STATED EXERCISE: Print all of the lines exactly. Any picture among them stays out.

DATA BLOCK:

────────────────

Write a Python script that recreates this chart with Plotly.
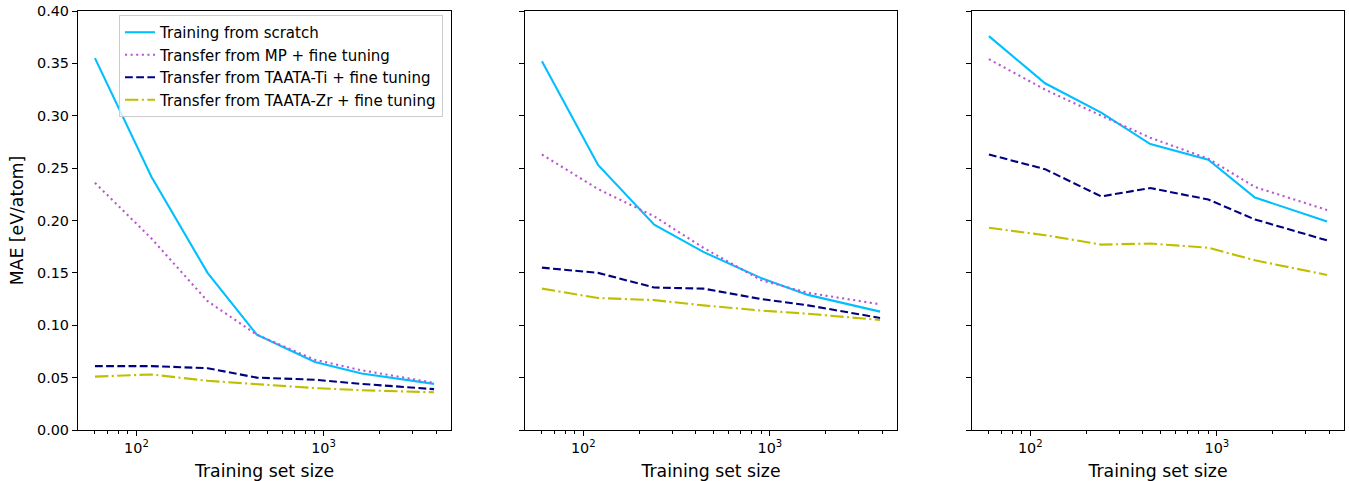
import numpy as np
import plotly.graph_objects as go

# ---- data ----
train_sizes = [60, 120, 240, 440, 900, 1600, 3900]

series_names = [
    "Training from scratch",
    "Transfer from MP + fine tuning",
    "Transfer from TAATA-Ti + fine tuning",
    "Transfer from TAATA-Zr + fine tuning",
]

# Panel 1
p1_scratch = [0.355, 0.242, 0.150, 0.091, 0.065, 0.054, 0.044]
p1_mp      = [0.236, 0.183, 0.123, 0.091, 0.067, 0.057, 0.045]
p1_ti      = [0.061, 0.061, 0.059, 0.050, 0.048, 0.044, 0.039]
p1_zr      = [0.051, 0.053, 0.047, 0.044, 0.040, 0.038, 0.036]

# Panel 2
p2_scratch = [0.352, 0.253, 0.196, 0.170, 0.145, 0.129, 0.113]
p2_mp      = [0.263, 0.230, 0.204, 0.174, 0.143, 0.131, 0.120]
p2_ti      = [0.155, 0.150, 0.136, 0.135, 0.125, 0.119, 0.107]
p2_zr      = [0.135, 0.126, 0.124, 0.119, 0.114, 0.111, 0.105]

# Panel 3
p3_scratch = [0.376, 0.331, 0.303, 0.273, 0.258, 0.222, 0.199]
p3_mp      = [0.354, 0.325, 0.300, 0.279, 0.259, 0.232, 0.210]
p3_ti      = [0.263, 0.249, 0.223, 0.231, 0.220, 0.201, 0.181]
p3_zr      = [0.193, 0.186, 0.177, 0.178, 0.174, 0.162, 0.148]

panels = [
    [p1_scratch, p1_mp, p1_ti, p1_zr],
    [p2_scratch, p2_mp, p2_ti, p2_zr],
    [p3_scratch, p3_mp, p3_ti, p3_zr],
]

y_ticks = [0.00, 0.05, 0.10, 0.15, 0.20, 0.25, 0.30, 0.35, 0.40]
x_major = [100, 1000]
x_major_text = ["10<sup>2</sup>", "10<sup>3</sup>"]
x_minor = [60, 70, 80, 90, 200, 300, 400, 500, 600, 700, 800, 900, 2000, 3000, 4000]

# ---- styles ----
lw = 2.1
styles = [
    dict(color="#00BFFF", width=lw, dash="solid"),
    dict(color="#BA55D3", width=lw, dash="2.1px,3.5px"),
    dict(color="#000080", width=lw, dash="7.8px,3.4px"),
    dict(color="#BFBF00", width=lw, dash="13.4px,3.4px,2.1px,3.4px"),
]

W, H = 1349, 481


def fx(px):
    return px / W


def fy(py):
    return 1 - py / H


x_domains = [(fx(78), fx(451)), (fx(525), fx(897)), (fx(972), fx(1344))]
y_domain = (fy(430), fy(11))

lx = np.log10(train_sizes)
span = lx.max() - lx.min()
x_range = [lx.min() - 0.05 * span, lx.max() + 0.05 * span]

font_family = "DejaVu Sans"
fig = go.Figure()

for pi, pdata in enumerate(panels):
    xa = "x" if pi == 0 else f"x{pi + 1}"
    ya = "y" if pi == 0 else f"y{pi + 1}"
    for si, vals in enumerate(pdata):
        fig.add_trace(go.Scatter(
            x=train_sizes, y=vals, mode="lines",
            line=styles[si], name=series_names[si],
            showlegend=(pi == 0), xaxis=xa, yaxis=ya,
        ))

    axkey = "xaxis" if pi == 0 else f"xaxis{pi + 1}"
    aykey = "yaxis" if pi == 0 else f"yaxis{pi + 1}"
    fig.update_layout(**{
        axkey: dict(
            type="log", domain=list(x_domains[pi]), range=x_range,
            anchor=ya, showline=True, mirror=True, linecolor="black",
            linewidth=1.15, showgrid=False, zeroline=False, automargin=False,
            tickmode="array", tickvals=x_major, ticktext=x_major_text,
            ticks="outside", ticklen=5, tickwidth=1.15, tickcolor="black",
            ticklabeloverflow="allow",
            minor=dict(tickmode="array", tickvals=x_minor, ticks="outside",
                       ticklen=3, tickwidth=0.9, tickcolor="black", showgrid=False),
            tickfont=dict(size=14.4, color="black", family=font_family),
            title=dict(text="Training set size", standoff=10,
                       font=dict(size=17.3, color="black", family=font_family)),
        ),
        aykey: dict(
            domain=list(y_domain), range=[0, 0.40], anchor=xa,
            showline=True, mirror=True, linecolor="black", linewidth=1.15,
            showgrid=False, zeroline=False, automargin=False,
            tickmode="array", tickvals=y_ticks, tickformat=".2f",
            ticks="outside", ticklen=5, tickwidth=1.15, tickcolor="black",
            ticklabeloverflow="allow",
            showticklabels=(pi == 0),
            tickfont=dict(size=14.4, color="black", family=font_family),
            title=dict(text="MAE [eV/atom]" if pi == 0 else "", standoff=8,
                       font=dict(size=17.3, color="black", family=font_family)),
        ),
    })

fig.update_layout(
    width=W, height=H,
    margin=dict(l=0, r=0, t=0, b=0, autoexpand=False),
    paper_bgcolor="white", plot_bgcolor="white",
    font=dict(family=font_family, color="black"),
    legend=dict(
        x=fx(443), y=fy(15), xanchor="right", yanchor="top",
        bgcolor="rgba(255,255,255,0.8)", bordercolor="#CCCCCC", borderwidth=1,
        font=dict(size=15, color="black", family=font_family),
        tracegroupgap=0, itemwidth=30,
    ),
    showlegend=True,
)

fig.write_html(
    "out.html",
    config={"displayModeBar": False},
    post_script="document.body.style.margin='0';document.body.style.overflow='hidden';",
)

────────────────

THE SOLUTION:
Write a Python script that recreates this chart with Plotly.
import numpy as np
import plotly.graph_objects as go

# ---- data ----
train_sizes = [60, 120, 240, 440, 900, 1600, 3900]

series_names = [
    "Training from scratch",
    "Transfer from MP + fine tuning",
    "Transfer from TAATA-Ti + fine tuning",
    "Transfer from TAATA-Zr + fine tuning",
]

# Panel 1
p1_scratch = [0.355, 0.242, 0.150, 0.091, 0.065, 0.054, 0.044]
p1_mp      = [0.236, 0.183, 0.123, 0.091, 0.067, 0.057, 0.045]
p1_ti      = [0.061, 0.061, 0.059, 0.050, 0.048, 0.044, 0.039]
p1_zr      = [0.051, 0.053, 0.047, 0.044, 0.040, 0.038, 0.036]

# Panel 2
p2_scratch = [0.352, 0.253, 0.196, 0.170, 0.145, 0.129, 0.113]
p2_mp      = [0.263, 0.230, 0.204, 0.174, 0.143, 0.131, 0.120]
p2_ti      = [0.155, 0.150, 0.136, 0.135, 0.125, 0.119, 0.107]
p2_zr      = [0.135, 0.126, 0.124, 0.119, 0.114, 0.111, 0.105]

# Panel 3
p3_scratch = [0.376, 0.331, 0.303, 0.273, 0.258, 0.222, 0.199]
p3_mp      = [0.354, 0.325, 0.300, 0.279, 0.259, 0.232, 0.210]
p3_ti      = [0.263, 0.249, 0.223, 0.231, 0.220, 0.201, 0.181]
p3_zr      = [0.193, 0.186, 0.177, 0.178, 0.174, 0.162, 0.148]

panels = [
    [p1_scratch, p1_mp, p1_ti, p1_zr],
    [p2_scratch, p2_mp, p2_ti, p2_zr],
    [p3_scratch, p3_mp, p3_ti, p3_zr],
]

y_ticks = [0.00, 0.05, 0.10, 0.15, 0.20, 0.25, 0.30, 0.35, 0.40]
x_major = [100, 1000]
x_major_text = ["10<sup>2</sup>", "10<sup>3</sup>"]
x_minor = [60, 70, 80, 90, 200, 300, 400, 500, 600, 700, 800, 900, 2000, 3000, 4000]

# ---- styles ----
lw = 2.1
styles = [
    dict(color="#00BFFF", width=lw, dash="solid"),
    dict(color="#BA55D3", width=lw, dash="2.1px,3.5px"),
    dict(color="#000080", width=lw, dash="7.8px,3.4px"),
    dict(color="#BFBF00", width=lw, dash="13.4px,3.4px,2.1px,3.4px"),
]

W, H = 1349, 481


def fx(px):
    return px / W


def fy(py):
    return 1 - py / H


x_domains = [(fx(78), fx(451)), (fx(525), fx(897)), (fx(972), fx(1344))]
y_domain = (fy(430), fy(11))

lx = np.log10(train_sizes)
span = lx.max() - lx.min()
x_range = [lx.min() - 0.05 * span, lx.max() + 0.05 * span]

font_family = "DejaVu Sans"
fig = go.Figure()

for pi, pdata in enumerate(panels):
    xa = "x" if pi == 0 else f"x{pi + 1}"
    ya = "y" if pi == 0 else f"y{pi + 1}"
    for si, vals in enumerate(pdata):
        fig.add_trace(go.Scatter(
            x=train_sizes, y=vals, mode="lines",
            line=styles[si], name=series_names[si],
            showlegend=(pi == 0), xaxis=xa, yaxis=ya,
        ))

    axkey = "xaxis" if pi == 0 else f"xaxis{pi + 1}"
    aykey = "yaxis" if pi == 0 else f"yaxis{pi + 1}"
    fig.update_layout(**{
        axkey: dict(
            type="log", domain=list(x_domains[pi]), range=x_range,
            anchor=ya, showline=True, mirror=True, linecolor="black",
            linewidth=1.15, showgrid=False, zeroline=False, automargin=False,
            tickmode="array", tickvals=x_major, ticktext=x_major_text,
            ticks="outside", ticklen=5, tickwidth=1.15, tickcolor="black",
            ticklabeloverflow="allow",
            minor=dict(tickmode="array", tickvals=x_minor, ticks="outside",
                       ticklen=3, tickwidth=0.9, tickcolor="black", showgrid=False),
            tickfont=dict(size=14.4, color="black", family=font_family),
            title=dict(text="Training set size", standoff=10,
                       font=dict(size=17.3, color="black", family=font_family)),
        ),
        aykey: dict(
            domain=list(y_domain), range=[0, 0.40], anchor=xa,
            showline=True, mirror=True, linecolor="black", linewidth=1.15,
            showgrid=False, zeroline=False, automargin=False,
            tickmode="array", tickvals=y_ticks, tickformat=".2f",
            ticks="outside", ticklen=5, tickwidth=1.15, tickcolor="black",
            ticklabeloverflow="allow",
            showticklabels=(pi == 0),
            tickfont=dict(size=14.4, color="black", family=font_family),
            title=dict(text="MAE [eV/atom]" if pi == 0 else "", standoff=8,
                       font=dict(size=17.3, color="black", family=font_family)),
        ),
    })

fig.update_layout(
    width=W, height=H,
    margin=dict(l=0, r=0, t=0, b=0, autoexpand=False),
    paper_bgcolor="white", plot_bgcolor="white",
    font=dict(family=font_family, color="black"),
    legend=dict(
        x=fx(443), y=fy(15), xanchor="right", yanchor="top",
        bgcolor="rgba(255,255,255,0.8)", bordercolor="#CCCCCC", borderwidth=1,
        font=dict(size=15, color="black", family=font_family),
        tracegroupgap=0, itemwidth=30,
    ),
    showlegend=True,
)

fig.write_html(
    "out.html",
    config={"displayModeBar": False},
    post_script="document.body.style.margin='0';document.body.style.overflow='hidden';",
)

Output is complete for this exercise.